An individual or a couple makes a gift to the Catholic Foundation of Northeast Kansas, which in turn agrees to make fixed lifetime payments to the individual, based on the donor’s age and the amount of the gift.
This gift could involve a transfer of cash, securities, or other property.

Take, for example, a principal donation of $25,000 from an individual donor who is 75. Based on life expectancy and with a 6.5 percent annuity rate, the donor would receive $1,625 each year. The American Council on Gift Annuities sets the rates for all charities. Donors receive their payments quarterly.

The donor then chooses a Catholic entity — which could be a school, parish, cemetery, foundation, or the archdiocese itself — to benefit from a financial gift.

CFNEK may reinsure contracts with quality third-party reinsurance companies. This allows the donors’ gifts to go to the beneficiary during their lifetime so they can see their gifts at work.

The beneficiary basically receives the present value of the projected future gift minus the donor’s income and 10 percent for administration.

Each person’s situation is unique, so proposals and projections will vary based on age and whether it is an individual or joint annuity.

Parishes can offer this option to members who are on fixed incomes, giving them a way to provide a gift to the church that wouldn’t put a burden on their need for income, said Pratt.

“This presents a huge opportunity for people on fixed income to benefit parishes and schools across the archdiocese,” he said.

A personal gift

by Morris Taylor

I buried my only son five years ago. There was some sadness of course, but mostly what I felt was relief that at last the struggle had ended for him. You see, he was born mentally challenged, with the mind of a preschooler. The doctors had cautioned us that he probably wouldn’t live beyond 30, yet this courageous and determined man-child made it to the ripe old age of 52.

Back in the 1950s when Greg was born, there were no public schools offering special education classes, so we found a wonderful tutor who managed to maximize his potential of being all that he could be. He learned so many things beyond the basics and, with every little achievement, our pride in him grew. He always tried hard to please and to do his best.

Greg had a mind of his own, of course, but overall he was kind, considerate, ever gentle, and very loving. He seemed always ready to trust everyone, which ultimately brought out the best in those of us privileged to know him, as we tried to live up to his expectations. It truly was a blessing to have had him in our lives. He taught us tolerance, patience, and how to really love and respect others.

Greg spent the majority of his adult life in a group home in Hartford.

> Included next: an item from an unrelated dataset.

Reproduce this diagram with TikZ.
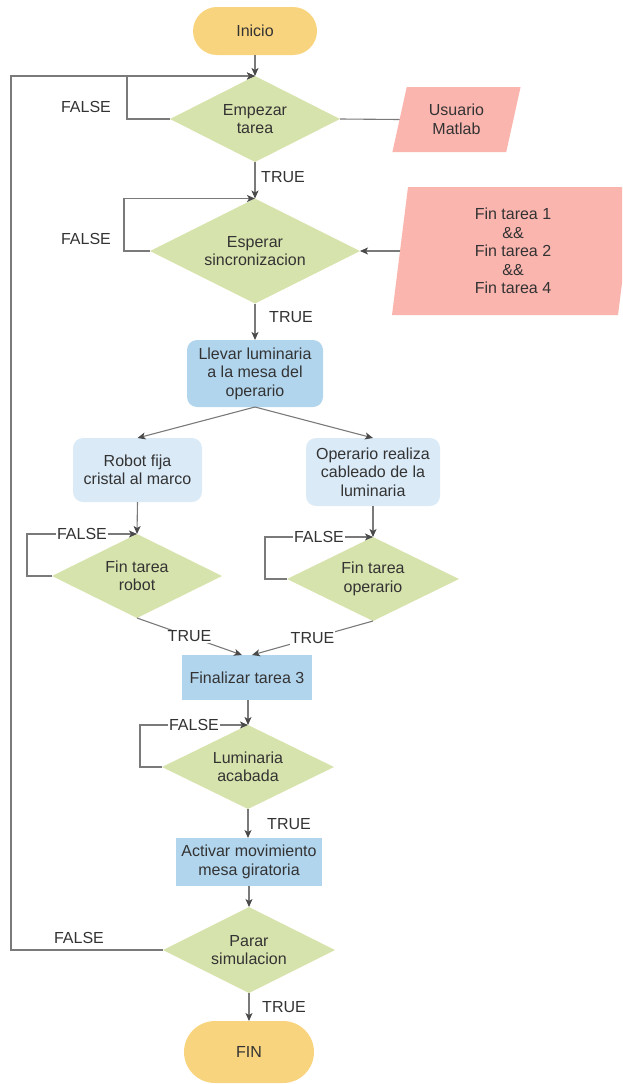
\documentclass[tikz,border=0pt]{standalone}
\usepackage{fontspec}
\setmainfont{Liberation Sans}
\usetikzlibrary{shapes.geometric,arrows.meta}
\definecolor{termfill}{HTML}{F9D47F}
\definecolor{decfill}{HTML}{D7E3AC}
\definecolor{iofill}{HTML}{FBB5AF}
\definecolor{procfill}{HTML}{B2D5EE}
\definecolor{subfill}{HTML}{DAEAF7}
\definecolor{linec}{HTML}{7A7A7A}
\definecolor{tipc}{HTML}{4A4A4A}
\definecolor{textc}{HTML}{333333}
\begin{document}
\begin{tikzpicture}[x=1pt,y=-1pt,
  every node/.style={font=\fontsize{16}{18.5}\selectfont, text=textc, align=center, outer sep=0pt},
  term/.style={rectangle, fill=termfill, inner sep=0pt},
  decision/.style={diamond, fill=decfill, inner sep=0pt, aspect=2},
  procbox/.style={rectangle, fill=procfill, inner sep=0pt},
  subbox/.style={rectangle, fill=subfill, inner sep=0pt, rounded corners=10pt},
  iobox/.style={trapezium, fill=iofill, trapezium stretches=true, inner sep=0pt},
  link/.style={draw=linec, line width=1.1pt},
  flow/.style={link, -{Stealth[length=8pt,width=7pt,inset=2pt,color=tipc]}},
  lbl/.style={fill=white, inner sep=1pt}
]
\useasboundingbox (0,0) rectangle (622,1084);
\clip (0,0) rectangle (622,1084);

% start / end terminals
\node[term, rounded corners=24pt, minimum width=124pt, minimum height=48pt] (inicio) at (255,31) {Inicio};
\node[term, rounded corners=31pt, minimum width=130pt, minimum height=62pt] (fin) at (249,1052) {FIN};

% decisions
\node[decision, minimum width=170pt, minimum height=86pt] (d1) at (255,119) {Empezar\\tarea};
\node[decision, minimum width=210pt, minimum height=105pt] (d2) at (255,251) {Esperar\\sincronizacion};
\node[decision, minimum width=170pt, minimum height=84pt] (dr) at (137,576) {Fin tarea\\robot};
\node[decision, minimum width=172pt, minimum height=84pt] (do) at (373,579) {Fin tarea\\operario};
\node[decision, minimum width=172pt, minimum height=84pt] (dl) at (248,767) {Luminaria\\acabada};
\node[decision, minimum width=172pt, minimum height=86pt] (dp) at (249,950) {Parar\\simulacion};

% inputs
\node[iobox, trapezium left angle=75.3, trapezium right angle=104.7,
      minimum width=129pt, minimum height=65pt] (usr) at (456.5,119.5) {Usuario\\Matlab};
% the wide input runs past the right edge of the page
\fill[iofill] (408,187) -- (634,187) -- (618,315) -- (392,315) -- cycle;
\node (sync) at (513,251) {Fin tarea 1\\\&\&\\Fin tarea 2\\\&\&\\Fin tarea 4};
\coordinate (syncw) at (400,251);

% processes
\node[procbox, rounded corners=10pt, minimum width=136pt, minimum height=67pt] (llevar) at (255,373.5)
      {Llevar luminaria\\a la mesa del\\operario};
\node[subbox, minimum width=129pt, minimum height=64pt] (robot) at (137.5,470) {Robot fija\\cristal al marco};
\node[subbox, minimum width=134pt, minimum height=68pt] (oper) at (373,472) {Operario realiza\\cableado de la\\luminaria};
\node[procbox, minimum width=130pt, minimum height=45pt] (fin3) at (247,677.5) {Finalizar tarea 3};
\node[procbox, minimum width=146pt, minimum height=48pt] (act) at (249,862) {Activar movimiento\\mesa giratoria};

% arrival points on top of the final task box
\coordinate (fin3l) at (242,655);
\coordinate (fin3r) at (252,655);

% connectors
\draw[flow] (inicio.south) -- (d1.north);
\draw[flow] (d1.west) -- ++(-43,0) |- (d1.north);
\node at (86,107) {FALSE};
\draw[flow] (dp.west) -- ++(-152,0) |- (d1.north);
\node at (79,938) {FALSE};
\draw[link] (d1.east) -- (usr.west);

\draw[flow] (d1.south) -- (d2.north);
\node at (283,177) {TRUE};
\draw[flow] (d2.west) -- ++(-26,0) |- (d2.north);
\node at (86,239) {FALSE};
\draw[flow] (syncw) -- (d2.east);

\draw[flow] (d2.south) -- (llevar.north);
\node at (291,317) {TRUE};

\draw[flow] (llevar.south) -- (robot.north);
\draw[flow] (llevar.south) -- (oper.north);

\draw[flow] (robot.south) -- (dr.north);
\draw[flow] (dr.west) -- ++(-25,0) |- node[lbl, pos=0.75] {FALSE} (dr.north);
\draw[flow] (oper.south) -- (do.north);
\draw[flow] (do.west) -- ++(-22,0) |- node[lbl, pos=0.75] {FALSE} (do.north);

\draw[flow] (dr.south) -- node[lbl] {TRUE} (fin3l);
\draw[flow] (do.south) -- node[lbl] {TRUE} (fin3r);

\draw[flow] (fin3.south -| dl.north) -- (dl.north);
\draw[flow] (dl.west) -- ++(-22,0) |- node[lbl, pos=0.75] {FALSE} (dl.north);
\draw[flow] (dl.south) -- (act.north -| dl.south);
\node at (289,824) {TRUE};

\draw[flow] (act.south) -- (dp.north);
\draw[flow] (dp.south) -- (fin.north);
\node at (284,1007) {TRUE};
\end{tikzpicture}
\end{document}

These young men were bused to a sheltered workshop most weekdays and were proud of having meaningful work to do. Evenings were important, as each of them packed their own lunches and prepared for the workday ahead, with the help of the caretakers, of course.
I visited him often, bringing him home with me for holidays until I could no longer drive. Sometimes he would get lonely, and the caretakers were good about helping him call home so he could hear my voice. But mostly he was happy there, even though life itself was a struggle for him.

It was touching to see how many of Greg’s friends and caretakers from over the years came to his funeral at St. Mary in Hartford where he had faithfully attended Mass, testifying to the absolutely charming person he was. Two of his off-duty caretakers even made the trip to Topeka to be with us when it was time for Greg to leave this earth to return to his heavenly Father.

After Greg died, I wanted to do something special in his honor and chose the Catholic Foundation of Northeast Kansas to achieve this purpose. The charitable gift annuities I purchased through CFNEK guarantee me income for my lifetime, while also providing a gift to St. Mary Church. I think Greg would have been pleased.

A full life’s reward

Paul Shepherd, 98, and Edna Glaser, 88, have forged a strong friendship since meeting at a senior living facility in Emporia and are quick to share with each other whatever good advice comes their way.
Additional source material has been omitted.